Sandy Brown

Sandy Brown has been making ceramics now for over 50 years and is internationally known. After being introduced to ceramics in Japan, Sandy learned there that pots can be dynamic, exciting, free, and irregular. Moreover, they can be loved and used for those qualities.

Sandy makes a wide range of ceramics from mugs to large sculptures and architecture, having even made a full-sized building, ‘Temple’. Smaller pieces are thrown on a slow-turning Japanese kick wheel, the most sensitive wheel there is, which allows her to make soft, sensual forms. The larger sculptures are developed from maquettes which Sandy makes intuitively, essentially through doodling.

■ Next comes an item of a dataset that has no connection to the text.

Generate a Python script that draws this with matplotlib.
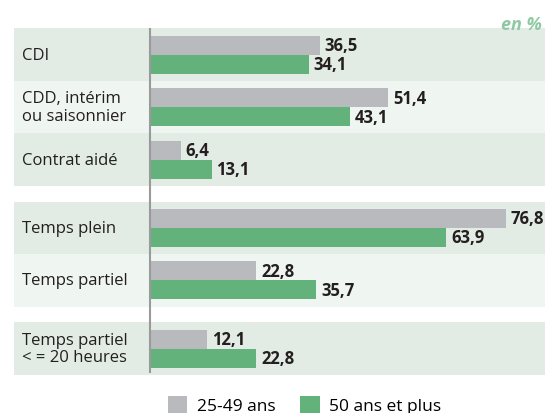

Some of her ceramics are vehicles for painting. Dinner plates and platters for example. The way in which Sandy works means that pieces are unique and cannot be repeated.  Using sgraffito, coloured glazes and oxides, applied with various sizes of brushes and slip trailers, decoration is inspired from nothing else other than the language itself. The painting of each piece leads into the next piece, with no plans or pre-conceived ideas. Sandy works instinctively, intuitively. “That is so easy once I get going. It is playing, and because I feel so happy when I am feeling free that comes across in the work. The work is joyful, celebratory.”

Sandy has exhibited world-wide and is held in collections in many museums worldwide including the V&A Museum, London; World Ceramic Centre, Ichon, Korea; Winnipeg Art Gallery, Canada; Frankfurt Museum of Applied Arts, Germany.